24.6.10

MASAO YAMAMOTO


Japan born Yamamoto began photographing in 1975. Strong themes in his work are nature, the passing of time and memory. The work also bears relation to the idea of Haikus, short poems that present a single experience, a single moment. Like Haikus, Yamamoto's images present a single subject that appear to leave something unsaid or undefined, the viewer is given the chance to complete the idea and thus become part of the work, reaffirming their relationship with themselves. For example a cobbled street, a bird, a window, a naked woman.  In his exhibition "Nakazora" (meaning "the space between the sky and earth") Yamamoto insists the empty space between the photos is as important as the photos themselves.
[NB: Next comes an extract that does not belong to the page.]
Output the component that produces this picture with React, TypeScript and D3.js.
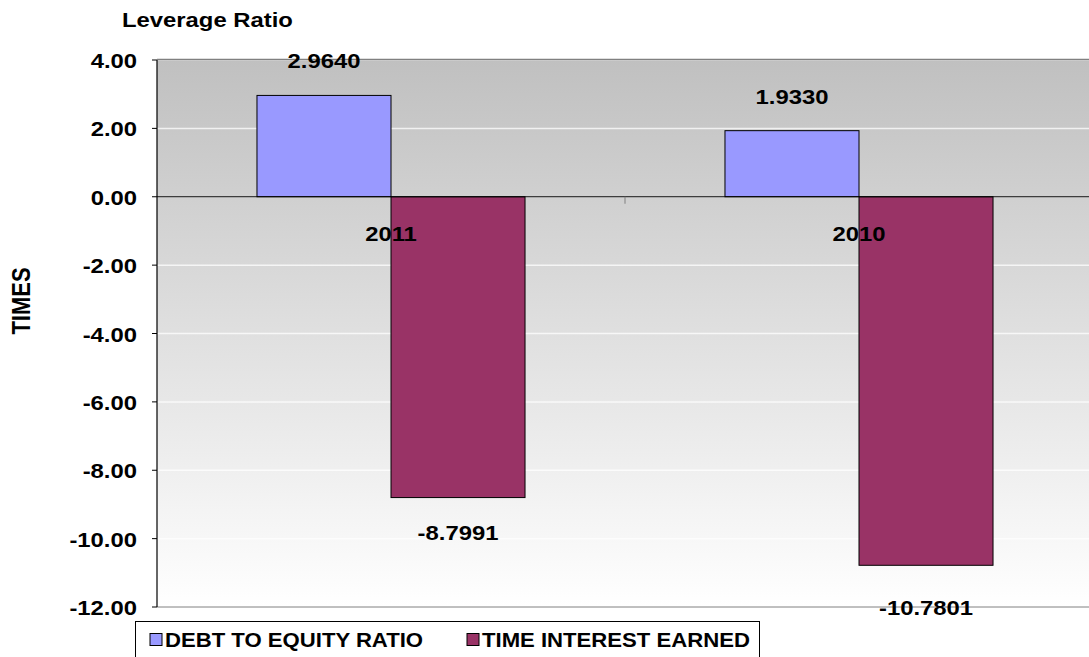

This idea is seen in Buddhism, all things being of equal value, here the viewer should experience themselves in the spaces as well as viewing the images. "When looking at my installation, I would like the viewer not only to try to understand. Rather, as with a landscape, for example, please just view or take a look." In other exhibitions Yamamoto has not only hung work on the walls but also provided for some to be contained in old wooden boxes that the viewer can rummage through. Like rummaging through beautiful moments we may have thought forgotten, here are captured and presented for us to experience again.
"I try not to think when I take photographs, I let myself be drawn to a subject; the photograph is a record of my feelings in the moment."